Green called Suu Kyi’s speech “disingenuous” and “filled underlying denials” that she said is “typical of the way in which state criminals behave.”

BBC correspondent Jonathan Head, who is in neighbouring Bangladesh, disputed the claim that there had been no clearance operations since 5 September, pointing out that he had seen villages being burned days after that date.

Another  BBC correspondent Jonah Fisher wrote that Suu Kyi “is either completely out of touch or wilfully blind to the realities of what her army is up to.”

“It is simply not credible to say we don’t know why more than 400,000 Rohingya have fled. The evidence is being gathered every day in the testimony of refugees,” he said.

“There were other moments that raised eyebrows. Like when she presented as good news the fact that more than half the Muslims in Rakhine haven’t fled. Or when she said that there had been no clashes in Rakhine for the last two weeks.”

To say as she did that “all people in Rakhine state have access to education and healthcare without discrimination” is simply wrong,” Fisher said.

The Rohingya particularly those in camps around Sittwe have long been denied access to the most basic services, in particular healthcare.

Amnesty International accused Suu Kyi and her government of “burying their heads in the sand” and telling “untruths” over what it described as ethnic cleansing of minority Rohingya Muslims.

The human rights group has denounced the Nobel Prize Laureate over her response to the crisis which has seen at least 400,000 members of the Muslim ethnic minority flee to Bangladesh to escape a brutal crackdown by the military.

Reports have emerged of mass rape and murder by the armed forces and mobs of Buddhist ethnic majority villagers in the western Rakhine state in what the United Nations has called a “textbook example of ethnic cleansing”.

Suu Kyi defended her country from international criticism, saying it does not fear global “scrutiny”.  She said “more than half” of  Rohingya villages were not affected by the violence and invited diplomats and foreign observers to visit them to see “why they are not at each other’s throats in these particular areas”.

James Gomez, Amnesty International’s Regional Director for Southeast Asia and the Pacific, said: “Aung San Suu Kyi today demonstrated that she and her government are still burying their heads in the sand over the horrors unfolding in Rakhine State. At times, her speech amounted to little more than a mix of untruths and victim blaming.

“There is overwhelming evidence that security forces are engaged in a campaign of ethnic cleansing.
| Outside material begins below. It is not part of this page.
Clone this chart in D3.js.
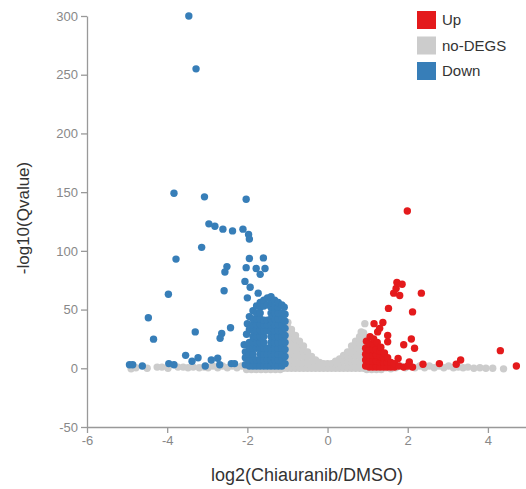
<!DOCTYPE html>
<html>
<head>
<meta charset="utf-8">
<script src="https://cdn.jsdelivr.net/npm/d3@7"></script>
<style>
  body { margin: 0; background: #fff; }
  svg { display: block; }
</style>
</head>
<body>
<div id="chart"></div>
<script>
// values: [log2(Chiauranib/DMSO), -log10(Qvalue)]
var xTicks = [-6, -4, -2, 0, 2, 4];
var yTicks = [-50, 0, 50, 100, 150, 200, 250, 300];
var legendLabels = ['Up', 'no-DEGS', 'Down'];

var noDegPoints = [
  // baseline band, left
  [-4.9,-0.5],[-4.78,0.5],[-4.5,0],[-4.25,1],[-4.13,1],[-3.98,0],[-3.73,1],[-3.6,1],[-3.48,0.5],
  [-3.35,1],[-3.2,0.5],[-3.08,1],[-2.98,0.5],[-2.86,2],[-2.74,0.5],[-2.62,2],[-2.5,0.5],[-2.38,2],
  [-2.26,0.5],[-2.14,2],[-2.02,-1],[-1.9,-1],[-1.78,-1],[-1.66,-1],[-1.54,-1],[-1.42,-1],[-1.3,-1],
  [-1.18,-1],
  // valley between the two groups
  [-1.1,0],[-1.1,5],[-1.1,10],[-1.1,15],[-1.1,20],[-1.1,25],[-1.1,30],[-1.1,35],[-1.1,40],[-1.1,44],
  [-1.0,0],[-1.0,5],[-1.0,10],[-1.0,15],[-1.0,20],[-1.0,25],[-1.0,30],[-1.0,35],[-0.99,39],
  [-0.9,0],[-0.9,5],[-0.9,10],[-0.9,15],[-0.9,20],[-0.9,25],[-0.9,30],[-0.9,33],
  [-0.8,0],[-0.8,5],[-0.8,10],[-0.8,15],[-0.8,20],[-0.8,25],[-0.8,28],
  [-0.7,0],[-0.7,5],[-0.7,10],[-0.7,15],[-0.7,20],[-0.7,23],
  [-0.6,0],[-0.6,5],[-0.6,10],[-0.6,15],[-0.6,19],
  [-0.5,0],[-0.5,5],[-0.5,10],[-0.5,14],
  [-0.4,0],[-0.4,5],[-0.4,10],
  [-0.3,0],[-0.3,4],[-0.3,7],
  [-0.2,0],[-0.2,5],
  [-0.1,0],[-0.1,4],
  [0.0,0],[0.0,4],
  [0.1,0],[0.1,4],
  [0.2,0],[0.2,6],
  [0.3,0],[0.3,4],[0.3,8],
  [0.4,0],[0.4,6],[0.4,11],
  [0.5,0],[0.5,5],[0.5,10],[0.5,14],
  [0.6,0],[0.6,5],[0.6,10],[0.6,15],[0.6,19],
  [0.7,0],[0.7,5],[0.7,10],[0.7,15],[0.7,20],[0.7,23],
  [0.8,0],[0.8,5],[0.8,10],[0.8,15],[0.8,20],[0.8,25],[0.8,27],
  [0.9,0],[0.9,5],[0.9,10],[0.9,15],[0.9,20],[0.9,25],[0.9,30],
  [0.84,31],[0.93,38],
  // baseline band, right
  [0.98,-1],[1.1,-1],[1.22,-1],[1.34,-1],[1.46,0.5],[1.58,-0.5],[1.7,0.5],[1.82,2],[1.94,0.5],
  [2.06,2],[2.18,0.5],[2.3,2],[2.42,0.5],[2.54,2],[2.66,0.5],[2.78,2],[2.9,0.5],[3.02,2],
  [3.14,0.5],[3.26,1],[3.38,0.5],[3.5,1],[3.65,0],[3.8,0.5],[3.95,0],[4.12,0],[4.39,-0.5]
];

var downPoints = [
  [-3.46,300],[-3.28,255],[-3.83,149],[-3.07,146],[-2.03,144],
  [-2.96,123],[-2.81,121],[-2.61,118.5],[-2.37,117],[-2.11,118.5],[-1.97,114],[-1.95,110],
  [-3.14,103],[-3.78,93],[-1.95,93.5],[-1.6,94],[-2.51,86.6],[-2.56,82],[-2.03,85.7],[-1.78,85],
  [-1.56,85],[-1.68,80],[-2.06,74],[-1.93,69],[-2.58,66],[-1.73,64],[-3.97,63],[-2.0,60],
  [-4.47,43],[-2.42,34.5],[-3.3,31],[-2.64,29.6],[-2.68,25.6],[-4.34,24.8],[-2.08,20],
  [-3.54,11],[-3.23,9],[-3.38,6],[-2.9,7],[-2.74,8.5],[-4.94,3],[-4.86,3],[-4.62,2],
  [-3.96,4],[-3.83,3],[-3.05,2],[-2.69,3],[-2.4,4],[-2.32,4],
  // dense group
  [-2.05,3],[-2.05,9],[-2.05,14],[-2.02,29],[-2.0,38],
  [-1.95,2],[-1.95,7],[-1.95,12],[-1.95,17],[-1.95,22],[-1.95,33],[-1.95,44],
  [-1.86,2],[-1.86,7],[-1.86,12],[-1.86,17],[-1.86,22],[-1.86,27],[-1.86,32],[-1.86,37],[-1.86,42],[-1.86,49],
  [-1.77,2],[-1.77,7],[-1.77,17],[-1.77,22],[-1.77,27],[-1.77,32],[-1.77,37],[-1.77,42],[-1.77,47],[-1.77,53],
  [-1.68,2],[-1.68,7],[-1.68,12],[-1.68,17],[-1.68,22],[-1.68,27],[-1.68,32],[-1.68,37],[-1.68,42],[-1.68,47],[-1.68,52],[-1.68,56],
  [-1.59,2],[-1.59,7],[-1.59,12],[-1.59,17],[-1.59,22],[-1.59,27],[-1.59,32],[-1.59,37],[-1.59,41],[-1.59,53],[-1.59,58],
  [-1.5,2],[-1.5,7],[-1.5,12],[-1.5,17],[-1.5,32],[-1.5,37],[-1.5,41],[-1.5,54],[-1.5,60],
  [-1.41,2],[-1.41,7],[-1.41,12],[-1.41,17],[-1.41,22],[-1.41,27],[-1.41,32],[-1.41,37],[-1.41,42],[-1.41,47],[-1.41,52],[-1.41,57],[-1.41,61],
  [-1.32,2],[-1.32,7],[-1.32,12],[-1.32,17],[-1.32,22],[-1.32,27],[-1.32,32],[-1.32,37],[-1.32,42],[-1.32,47],[-1.32,52],[-1.32,58],
  [-1.23,2],[-1.23,7],[-1.23,12],[-1.23,17],[-1.23,22],[-1.23,27],[-1.23,32],[-1.23,37],[-1.23,42],[-1.23,47],[-1.23,52],[-1.23,56],
  [-1.14,2],[-1.14,7],[-1.14,12],[-1.14,17],[-1.14,22],[-1.14,27],[-1.14,32],[-1.14,37],[-1.14,42],[-1.14,47],[-1.14,54],
  [-1.06,4],[-1.06,10],[-1.06,16],[-1.06,22],[-1.06,28],[-1.06,34],[-1.06,40],[-1.06,46],[-1.08,52]
];

var upPoints = [
  [1.99,134],[1.73,73],[1.86,71.5],[1.71,68],[1.65,64],[1.8,62],[2.34,64],[1.52,51],[2.12,48],
  [1.16,38],[1.38,39],[1.3,34],[1.25,31],[1.5,28],[2.09,25],[1.5,22.5],[1.9,20],[2.17,17],
  [1.76,8.3],[2.04,5.4],[2.38,3.4],[2.79,4],[3.21,3.4],[3.32,7],[4.31,15],[4.71,2],
  // dense group
  [0.95,2],[0.95,7],[0.95,12],[0.95,17],[0.97,23],
  [1.04,1],[1.04,6],[1.04,11],[1.04,16],[1.04,21],[1.06,27],
  [1.13,1],[1.13,6],[1.13,11],[1.13,16],[1.13,21],[1.15,25],
  [1.22,1],[1.22,6],[1.22,11],[1.22,16],[1.24,22],
  [1.31,1],[1.31,5],[1.31,10],[1.31,15],[1.33,18],
  [1.4,1],[1.4,5],[1.4,9],[1.42,13],
  [1.49,1],[1.49,5],[1.5,9],
  [1.58,1],[1.58,5],
  [1.67,1],[1.67,4],
  [1.78,2],[1.9,1],[2.0,2],[2.12,1]
];

var colours = { 'Up': '#e41a1c', 'no-DEGS': '#cccccc', 'Down': '#377eb8' };

var width = 526,
  height = 489,
  plotLeft = 87,
  plotTop = 16,
  plotBottom = 427,
  dotRadius = 3.7;

var svg = d3.select('#chart')
  .append('svg')
  .attr('width', width)
  .attr('height', height);

var x = d3.scaleLinear()
  .domain([-6, 5])
  .range([plotLeft, 528]);

var y = d3.scaleLinear()
  .domain([-50, 300])
  .range([plotBottom, plotTop]);

// points: grey first so the coloured groups sit on top
var groups = [
  { name: 'no-DEGS', points: noDegPoints },
  { name: 'Down', points: downPoints },
  { name: 'Up', points: upPoints }
];

groups.forEach(function(g) {
  svg.append('g')
    .selectAll('circle')
    .data(g.points)
    .enter()
    .append('circle')
    .attr('cx', function(d) { return x(d[0]); })
    .attr('cy', function(d) { return y(d[1]); })
    .attr('r', dotRadius)
    .attr('fill', colours[g.name]);
});

// axes, plain hyphen for negatives like the original
var plain = function(d) { return String(d); };

var xAxis = svg.append('g')
  .attr('transform', 'translate(0,' + plotBottom + ')')
  .call(d3.axisBottom(x).tickValues(xTicks).tickFormat(plain).tickSizeOuter(0));

var yAxis = svg.append('g')
  .attr('transform', 'translate(' + plotLeft + ',0)')
  .call(d3.axisLeft(y).tickValues(yTicks).tickFormat(plain).tickSizeOuter(0));

[xAxis, yAxis].forEach(function(a) {
  a.selectAll('path, line').attr('stroke', '#999').attr('stroke-width', 1.3);
  a.selectAll('text')
    .style('font-family', 'Liberation Sans, Arial, sans-serif')
    .style('font-size', '13px')
    .attr('fill', '#888');
});

svg.append('text')
  .attr('x', 307)
  .attr('y', 481)
  .attr('text-anchor', 'middle')
  .style('font-family', 'Liberation Sans, Arial, sans-serif')
  .style('font-size', '18px')
  .attr('fill', '#333')
  .text('log2(Chiauranib/DMSO)');

svg.append('text')
  .attr('transform', 'translate(29,218) rotate(-90)')
  .attr('text-anchor', 'middle')
  .style('font-family', 'Liberation Sans, Arial, sans-serif')
  .style('font-size', '17px')
  .attr('fill', '#333')
  .text('-log10(Qvalue)');

// legend
var legend = svg.append('g')
  .attr('transform', 'translate(417,11)');

var item = legend.selectAll('g')
  .data(legendLabels)
  .enter()
  .append('g')
  .attr('transform', function(d, i) { return 'translate(0,' + (i * 25.5) + ')'; });

item.append('rect')
  .attr('width', 19)
  .attr('height', 18)
  .attr('fill', function(d) { return colours[d]; });

item.append('text')
  .attr('x', 25)
  .attr('y', 9)
  .attr('dy', '0.35em')
  .style('font-family', 'Liberation Sans, Arial, sans-serif')
  .style('font-size', '15px')
  .attr('fill', '#333')
  .text(function(d) { return d; });
</script>
</body>
</html>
While it was positive to hear Aung San Suu Kyi condemn human rights violations in Rakhine state, she is still silent about the role of the security forces in this.

“Aung San Suu Kyi’s claims that her government ‘does not fear international scrutiny’ ring hollow. Myanmar has repeatedly said it will not co-operate with the UN-mandated Fact Finding Mission established earlier this year. If Myanmar has nothing to hide, it should allow UN investigators into the country, including Rakhine State. The government must also urgently allow humanitarian actors full and unfettered access to all areas and people in need in the region.”

Suu Kyi canceled her trip to the United Nations General Assembly this week so she could stay home and handle the situation in Rakhine State.

But some analysts wondered whether Suu Kyi was also trying to avoid the spotlight as she’s come under harsh criticism for ignoring the mass exodus of people from her country.